3D systems can read barcodes, check for defects such as in engine parts or wood quality, inspect packaging and inspect the end product.

The latest vision systems include Shibaura Machine’s TSVision3D system for industrial robots. The system doesn’t require complex CAD data to recognize objects. Instead, it uses two integrated and high-speed stereo cameras capture continuous, real-time 3D images. The software can recognize objects positioned in its field of vision, even for non-uniform products like bananas.

Take the example of Elliptical Design, a design and manufacturing company that turned to TM Robotics to design an ultrasonic cutting system for robot-assisted quality-sorting. Developed for a cheese manufacturer, the challenge was to ensure that the robot was picking up cheese in the right place and able to put it down as accurately as needed. However, a margin of error was created by the cheese’s softness and unusual non-round shape.

Using their partnership with Shibaura Machine, TM Robotics’ engineers found the right algorithm in the vision program to ensure the robot could pick the cheese accurately. The result was automated quality-sorting with improved efficiency and reduced waste.
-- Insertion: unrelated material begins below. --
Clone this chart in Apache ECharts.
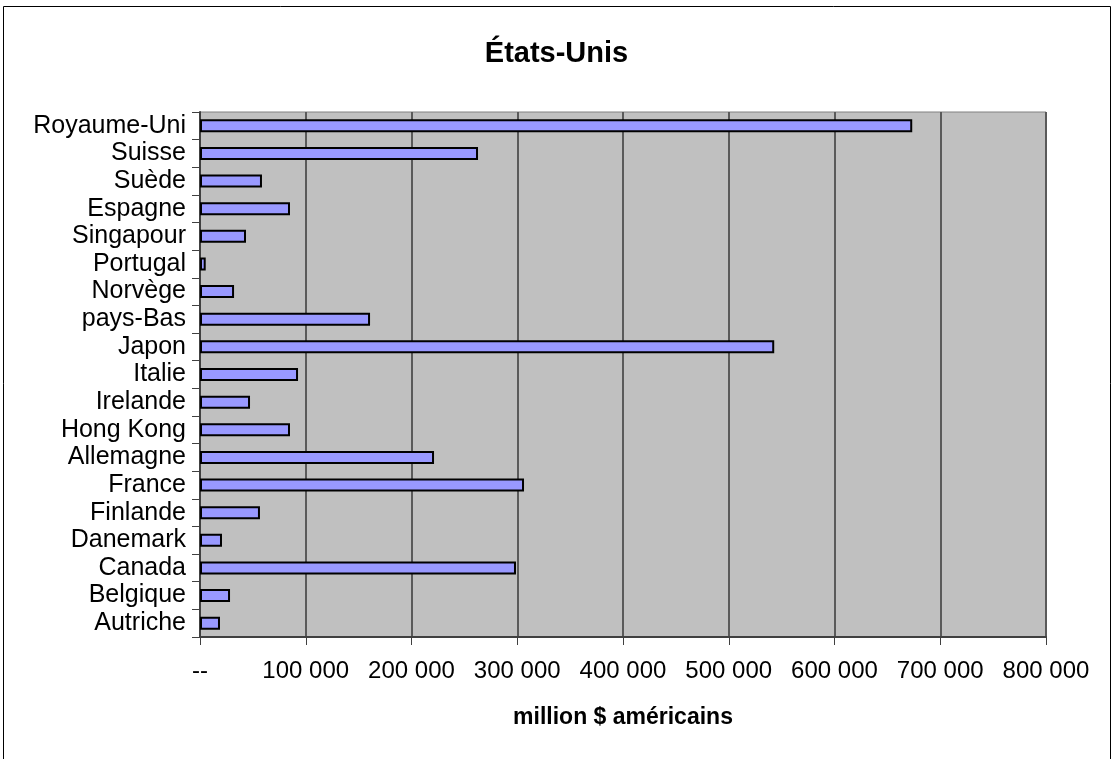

This example shows how robot assistance can, to paraphrase the FDA’s Food Traceability Final Rule, allow for faster identification and rapid removal of inferior quality foods. What’s more, with industrial robots and advanced vision inspection technologies, like Shibaura Machine’s TSVision3D system, manufacturers quickly eliminate contaminated foods from production lines and, in doing so, help keep Americans safe from the ill, or even fatal, effects of food poisoning.